In general, avoid prepared and overly processed foods, use whole grains and single, whole, fresh or frozen ingredients when you cook for a healthier diet.

I do lower carb (100g or less per day) lower calorie for diet. With fat, keep in mind that not all are bad and are better in their whole forms--olive oil, fats found in fish and vegetables such as avocados and those found in nuts and cheeses--these are higher density, nutritious foods.


----------



## midgetmaid (Jul 22, 2010)

Low carb works best for me, too. My #1 rule: Do not drink your calories. Also, avoid processed foods, sugar, and starches. Eat mainly lean meats, vegetables and a little fruit.

Renee


----------



## AZgirl (Nov 11, 2010)

Sorry, i have to chime in on this...... It is all about what we eat. Our bodies use food as energy. Both carbohydrates and proteins give our bodies energy. Carbohydrates are sugars, starches and fiber. There are two groups of carbohydrates, simple and complex. Simple carbohydrates are found in many cereals, snack foods, soft drinks, crackers, breads and even pasta. These food items are processed by the body quickly which means you will have a boost of energy soon after eating, however the spike in energy will only last for a short time. Healthy foods they are not.

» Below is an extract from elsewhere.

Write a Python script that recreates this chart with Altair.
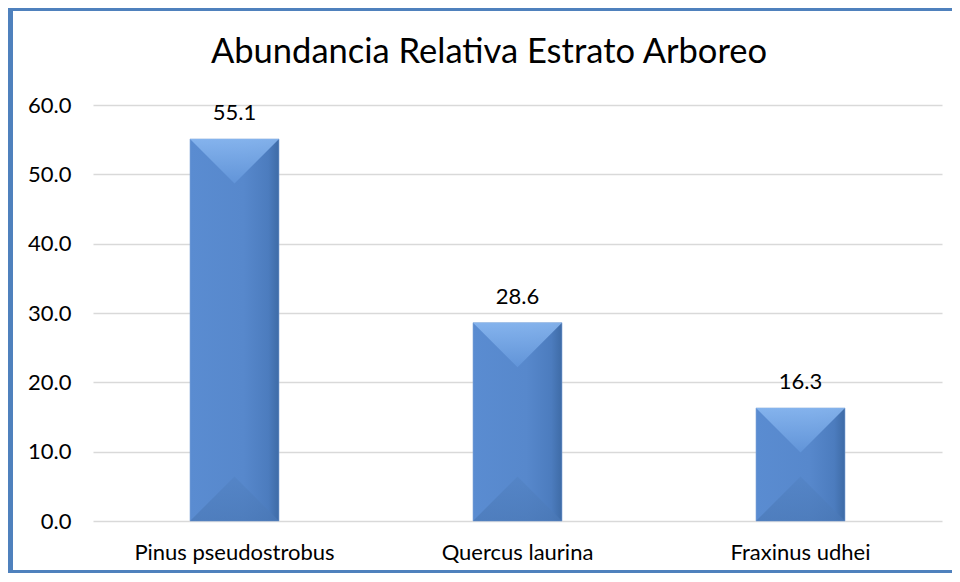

Proteins and complex carbohydrates take longer for the body to break down. Complex carbs are things such as bran, whole grain wheat, lentils, peas, and beans. These food items take longer to break down so the body doesn't experience spikes in energy instead it has a gradual release of energy.

Proteins are found in meats, eggs and nuts. Like complex carbohydrates, proteins take longer for the body to break down. Because of this, you will have energy for a longer period of time and not become hungry as quickly.

Physical energy is not the only thing that will benefit from eating complex carbs and proteins. Brain function will also increase by eating healthy foods.


----------



## AZgirl (Nov 11, 2010)

I have been involved most of my life with training. I have a hard time with the diff. diets that are out there. Carbs will help you with the energy that you need to burn off. Yes, if you cut them out, you will loose weight, and most likely gain it back and quickly. In addition to that, having graves, it is so important to get the correct nutrients to keep ourselves healthy. Eat a potato! Not chips of course! but add brummel and brown butter, good for you and healthy, taste like butter! No salt needed, and NO CHEESE. Yes, you should eat breads! But whole grains. These foods will hellp you feel satisfied and for longer times. It also gives you the energy to help yourself move around.


----------



## Andros (Aug 26, 2009)

AZgirl said:


> I have been involved most of my life with training. I have a hard time with the diff. diets that are out there. Carbs will help you with the energy that you need to burn off. Yes, if you cut them out, you will loose weight, and most likely gain it back and quickly. In addition to that, having graves, it is so important to get the correct nutrients to keep ourselves healthy. Eat a potato! Not chips of course! but add brummel and brown butter, good for you and healthy, taste like butter! No salt needed, and NO CHEESE. Yes, you should eat breads! But whole grains. These foods will hellp you feel satisfied and for longer times. It also gives you the energy to help yourself move around.


Thank you for your very very good nutrition advice.

Yes; it is all about choices. Hubby and I personally eat lots of complex carbs in the form of brocolli, cabbage, carrots, legumes and fruits etc.. And we eat lots of potatoes. Plain, of course. They are so good for you and just loaded w/potassium and other electrolytes.


----------



## webster2 (May 19, 2011)

AZ Girl, thank you for the nutrition tips. Very sound advice. My diet is in need of some change. I am hoping to get this situation under control and go back to a very active life style. I miss my endorphins!


----------